WHAT NEEDS TO BE DONE » Reproduce the listing below word for word, with no pictures.

AVAILABLE DATA »
+ + + + +

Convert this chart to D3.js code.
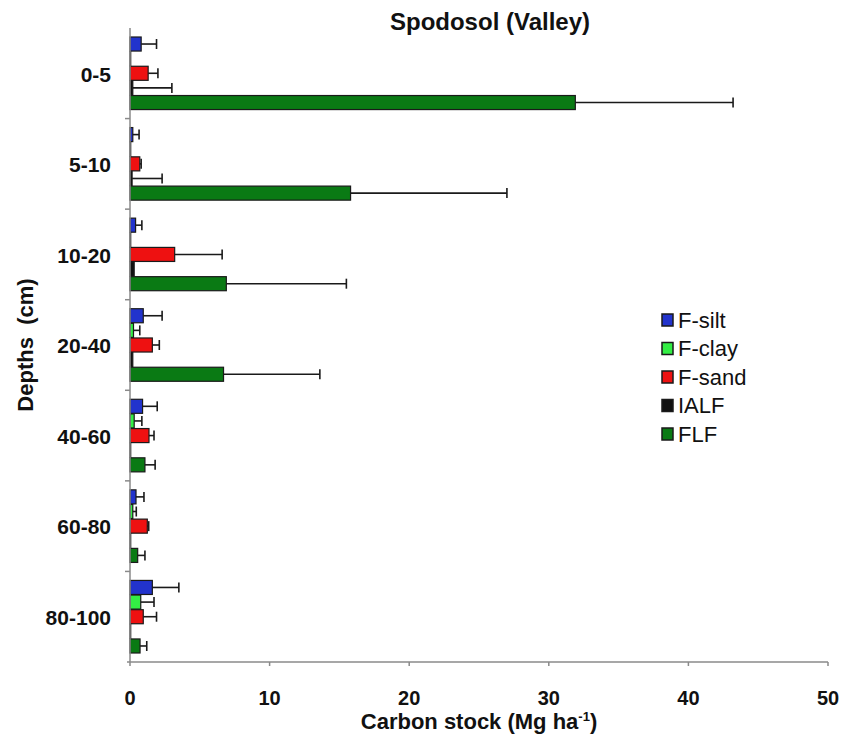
<!DOCTYPE html>
<html lang="en">
<head>
  <meta charset="UTF-8">
  <title>Spodosol (Valley)</title>
  <script src="https://d3js.org/d3.v7.min.js"></script>
  <style>
    body { margin: 0; background: #fff; font-family: "Liberation Sans", Arial, sans-serif; }
    text { font-weight: bold; fill: #111; }
    .axis-line { stroke: #8a8a8a; stroke-width: 1.5px; }
  </style>
</head>
<body>
  <svg id="viz" width="850" height="737"></svg>

  <script>
    const depths = ["0-5", "5-10", "10-20", "20-40", "40-60", "60-80", "80-100"];
    const fractions = ["F-silt", "F-clay", "F-sand", "IALF", "FLF"];

    // mean carbon stock per fraction, one value per depth
    const silt = [0.8, 0.2, 0.4, 0.95, 0.9, 0.43, 1.6];
    const clay = [0.05, 0.05, 0.05, 0.25, 0.3, 0.2, 0.77];
    const sand = [1.3, 0.7, 3.2, 1.6, 1.36, 1.24, 0.95];
    const ialf = [0.2, 0.15, 0.3, 0.2, 0.05, 0.05, 0.05];
    const flf  = [31.9, 15.8, 6.9, 6.7, 1.07, 0.55, 0.72];

    // error bars (upper side only)
    const siltErr = [1.1, 0.45, 0.45, 1.35, 1.05, 0.57, 1.9];
    const clayErr = [0, 0, 0, 0.45, 0.55, 0.25, 0.95];
    const sandErr = [0.7, 0.1, 3.4, 0.5, 0.36, 0.1, 0.95];
    const ialfErr = [2.8, 2.15, 0, 0, 0, 0, 0];
    const flfErr  = [11.3, 11.2, 8.6, 6.9, 0.73, 0.52, 0.48];

    const xTicks = [0, 10, 20, 30, 40, 50];
    const colors = ["#2233cc", "#33ee44", "#ee1111", "#111111", "#0a7a14"];

    const means = [silt, clay, sand, ialf, flf];
    const errs = [siltErr, clayErr, sandErr, ialfErr, flfErr];

    const rows = [];
    depths.forEach((d, i) => {
      fractions.forEach((f, j) => {
        rows.push({ depth: d, fraction: f, value: means[j][i], err: errs[j][i], color: colors[j] });
      });
    });

    const svg = d3.select("#viz");
    const plot = { left: 130, right: 828, top: 28, bottom: 662 };

    const x = d3.scaleLinear().domain([0, 50]).range([plot.left, plot.right]);
    const y = d3.scaleBand().domain(depths).range([plot.top, plot.bottom]).padding(0);
    const y1 = d3.scaleBand().domain(fractions)
      .range([9, y.bandwidth() - 9]).paddingInner(0.04);

    // bars
    svg.append("g").selectAll("rect")
      .data(rows)
      .enter()
      .append("rect")
      .attr("x", x(0))
      .attr("y", d => y(d.depth) + y1(d.fraction))
      .attr("width", d => x(d.value) - x(0))
      .attr("height", y1.bandwidth())
      .attr("fill", d => d.color)
      .attr("stroke", "#1a1a1a")
      .attr("stroke-width", 1.2);

    // error bars
    const eb = svg.append("g").selectAll("g")
      .data(rows.filter(d => d.err > 0))
      .enter()
      .append("g")
      .attr("stroke", "#1a1a1a")
      .attr("stroke-width", 1.6);
    eb.append("line")
      .attr("x1", d => x(d.value))
      .attr("x2", d => x(d.value + d.err))
      .attr("y1", d => y(d.depth) + y1(d.fraction) + y1.bandwidth() / 2)
      .attr("y2", d => y(d.depth) + y1(d.fraction) + y1.bandwidth() / 2);
    eb.append("line")
      .attr("x1", d => x(d.value + d.err))
      .attr("x2", d => x(d.value + d.err))
      .attr("y1", d => y(d.depth) + y1(d.fraction) + y1.bandwidth() / 2 - 5)
      .attr("y2", d => y(d.depth) + y1(d.fraction) + y1.bandwidth() / 2 + 5);

    // axes
    svg.append("line").attr("class", "axis-line")
      .attr("x1", x(0)).attr("x2", x(0))
      .attr("y1", plot.top).attr("y2", plot.bottom);
    svg.append("line").attr("class", "axis-line")
      .attr("x1", x(0) - 3).attr("x2", plot.right)
      .attr("y1", plot.bottom).attr("y2", plot.bottom);

    // y-axis ticks at category boundaries
    svg.selectAll(".ytick")
      .data(depths.slice(1))
      .enter()
      .append("line")
      .attr("class", "axis-line")
      .attr("x1", x(0) - 5).attr("x2", x(0))
      .attr("y1", d => y(d)).attr("y2", d => y(d));

    svg.selectAll(".xtick")
      .data(xTicks)
      .enter()
      .append("line")
      .attr("class", "axis-line")
      .attr("x1", d => x(d)).attr("x2", d => x(d))
      .attr("y1", plot.bottom).attr("y2", plot.bottom + 4);

    svg.selectAll(".xlabel")
      .data(xTicks)
      .enter()
      .append("text")
      .attr("x", d => x(d))
      .attr("y", 705)
      .attr("text-anchor", "middle")
      .style("font-size", "20px")
      .text(d => d);

    svg.selectAll(".ylabel")
      .data(depths)
      .enter()
      .append("text")
      .attr("x", 111)
      .attr("y", d => y(d) + y.bandwidth() / 2 + 1)
      .attr("dy", "0.35em")
      .attr("text-anchor", "end")
      .style("font-size", "21px")
      .text(d => d);

    // titles
    svg.append("text")
      .attr("x", 490).attr("y", 30)
      .attr("text-anchor", "middle")
      .style("font-size", "24px")
      .text("Spodosol (Valley)");

    const xt = svg.append("text")
      .attr("x", (plot.left + plot.right) / 2).attr("y", 729)
      .attr("text-anchor", "middle")
      .style("font-size", "22px");
    xt.append("tspan").text("Carbon stock (Mg ha");
    xt.append("tspan").attr("dy", -8).style("font-size", "13px").text("-1");
    xt.append("tspan").attr("dy", 8).text(")");

    svg.append("text")
      .attr("transform", "translate(33,345) rotate(-90)")
      .attr("text-anchor", "middle")
      .style("font-size", "22px")
      .attr("xml:space", "preserve")
      .text("Depths  (cm)");

    // legend
    const legend = svg.append("g").selectAll("g")
      .data(fractions)
      .enter()
      .append("g")
      .attr("transform", (d, i) => `translate(662,${320 + i * 28.5})`);
    legend.append("rect")
      .attr("x", 0).attr("y", -6)
      .attr("width", 11).attr("height", 12)
      .attr("fill", (d, i) => colors[i])
      .attr("stroke", "#1a1a1a")
      .attr("stroke-width", 1.5);
    legend.append("text")
      .attr("x", 16).attr("dy", "0.36em")
      .style("font-size", "22px")
      .style("font-weight", "normal")
      .text(d => d);
  </script>
</body>
</html>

+ + + + +

RESULT OF THE EXERCISE »
Convert this chart to D3.js code.
<!DOCTYPE html>
<html lang="en">
<head>
  <meta charset="UTF-8">
  <title>Spodosol (Valley)</title>
  <script src="https://d3js.org/d3.v7.min.js"></script>
  <style>
    body { margin: 0; background: #fff; font-family: "Liberation Sans", Arial, sans-serif; }
    text { font-weight: bold; fill: #111; }
    .axis-line { stroke: #8a8a8a; stroke-width: 1.5px; }
  </style>
</head>
<body>
  <svg id="viz" width="850" height="737"></svg>

  <script>
    const depths = ["0-5", "5-10", "10-20", "20-40", "40-60", "60-80", "80-100"];
    const fractions = ["F-silt", "F-clay", "F-sand", "IALF", "FLF"];

    // mean carbon stock per fraction, one value per depth
    const silt = [0.8, 0.2, 0.4, 0.95, 0.9, 0.43, 1.6];
    const clay = [0.05, 0.05, 0.05, 0.25, 0.3, 0.2, 0.77];
    const sand = [1.3, 0.7, 3.2, 1.6, 1.36, 1.24, 0.95];
    const ialf = [0.2, 0.15, 0.3, 0.2, 0.05, 0.05, 0.05];
    const flf  = [31.9, 15.8, 6.9, 6.7, 1.07, 0.55, 0.72];

    // error bars (upper side only)
    const siltErr = [1.1, 0.45, 0.45, 1.35, 1.05, 0.57, 1.9];
    const clayErr = [0, 0, 0, 0.45, 0.55, 0.25, 0.95];
    const sandErr = [0.7, 0.1, 3.4, 0.5, 0.36, 0.1, 0.95];
    const ialfErr = [2.8, 2.15, 0, 0, 0, 0, 0];
    const flfErr  = [11.3, 11.2, 8.6, 6.9, 0.73, 0.52, 0.48];

    const xTicks = [0, 10, 20, 30, 40, 50];
    const colors = ["#2233cc", "#33ee44", "#ee1111", "#111111", "#0a7a14"];

    const means = [silt, clay, sand, ialf, flf];
    const errs = [siltErr, clayErr, sandErr, ialfErr, flfErr];

    const rows = [];
    depths.forEach((d, i) => {
      fractions.forEach((f, j) => {
        rows.push({ depth: d, fraction: f, value: means[j][i], err: errs[j][i], color: colors[j] });
      });
    });

    const svg = d3.select("#viz");
    const plot = { left: 130, right: 828, top: 28, bottom: 662 };

    const x = d3.scaleLinear().domain([0, 50]).range([plot.left, plot.right]);
    const y = d3.scaleBand().domain(depths).range([plot.top, plot.bottom]).padding(0);
    const y1 = d3.scaleBand().domain(fractions)
      .range([9, y.bandwidth() - 9]).paddingInner(0.04);

    // bars
    svg.append("g").selectAll("rect")
      .data(rows)
      .enter()
      .append("rect")
      .attr("x", x(0))
      .attr("y", d => y(d.depth) + y1(d.fraction))
      .attr("width", d => x(d.value) - x(0))
      .attr("height", y1.bandwidth())
      .attr("fill", d => d.color)
      .attr("stroke", "#1a1a1a")
      .attr("stroke-width", 1.2);

    // error bars
    const eb = svg.append("g").selectAll("g")
      .data(rows.filter(d => d.err > 0))
      .enter()
      .append("g")
      .attr("stroke", "#1a1a1a")
      .attr("stroke-width", 1.6);
    eb.append("line")
      .attr("x1", d => x(d.value))
      .attr("x2", d => x(d.value + d.err))
      .attr("y1", d => y(d.depth) + y1(d.fraction) + y1.bandwidth() / 2)
      .attr("y2", d => y(d.depth) + y1(d.fraction) + y1.bandwidth() / 2);
    eb.append("line")
      .attr("x1", d => x(d.value + d.err))
      .attr("x2", d => x(d.value + d.err))
      .attr("y1", d => y(d.depth) + y1(d.fraction) + y1.bandwidth() / 2 - 5)
      .attr("y2", d => y(d.depth) + y1(d.fraction) + y1.bandwidth() / 2 + 5);

    // axes
    svg.append("line").attr("class", "axis-line")
      .attr("x1", x(0)).attr("x2", x(0))
      .attr("y1", plot.top).attr("y2", plot.bottom);
    svg.append("line").attr("class", "axis-line")
      .attr("x1", x(0) - 3).attr("x2", plot.right)
      .attr("y1", plot.bottom).attr("y2", plot.bottom);

    // y-axis ticks at category boundaries
    svg.selectAll(".ytick")
      .data(depths.slice(1))
      .enter()
      .append("line")
      .attr("class", "axis-line")
      .attr("x1", x(0) - 5).attr("x2", x(0))
      .attr("y1", d => y(d)).attr("y2", d => y(d));

    svg.selectAll(".xtick")
      .data(xTicks)
      .enter()
      .append("line")
      .attr("class", "axis-line")
      .attr("x1", d => x(d)).attr("x2", d => x(d))
      .attr("y1", plot.bottom).attr("y2", plot.bottom + 4);

    svg.selectAll(".xlabel")
      .data(xTicks)
      .enter()
      .append("text")
      .attr("x", d => x(d))
      .attr("y", 705)
      .attr("text-anchor", "middle")
      .style("font-size", "20px")
      .text(d => d);

    svg.selectAll(".ylabel")
      .data(depths)
      .enter()
      .append("text")
      .attr("x", 111)
      .attr("y", d => y(d) + y.bandwidth() / 2 + 1)
      .attr("dy", "0.35em")
      .attr("text-anchor", "end")
      .style("font-size", "21px")
      .text(d => d);

    // titles
    svg.append("text")
      .attr("x", 490).attr("y", 30)
      .attr("text-anchor", "middle")
      .style("font-size", "24px")
      .text("Spodosol (Valley)");

    const xt = svg.append("text")
      .attr("x", (plot.left + plot.right) / 2).attr("y", 729)
      .attr("text-anchor", "middle")
      .style("font-size", "22px");
    xt.append("tspan").text("Carbon stock (Mg ha");
    xt.append("tspan").attr("dy", -8).style("font-size", "13px").text("-1");
    xt.append("tspan").attr("dy", 8).text(")");

    svg.append("text")
      .attr("transform", "translate(33,345) rotate(-90)")
      .attr("text-anchor", "middle")
      .style("font-size", "22px")
      .attr("xml:space", "preserve")
      .text("Depths  (cm)");

    // legend
    const legend = svg.append("g").selectAll("g")
      .data(fractions)
      .enter()
      .append("g")
      .attr("transform", (d, i) => `translate(662,${320 + i * 28.5})`);
    legend.append("rect")
      .attr("x", 0).attr("y", -6)
      .attr("width", 11).attr("height", 12)
      .attr("fill", (d, i) => colors[i])
      .attr("stroke", "#1a1a1a")
      .attr("stroke-width", 1.5);
    legend.append("text")
      .attr("x", 16).attr("dy", "0.36em")
      .style("font-size", "22px")
      .style("font-weight", "normal")
      .text(d => d);
  </script>
</body>
</html>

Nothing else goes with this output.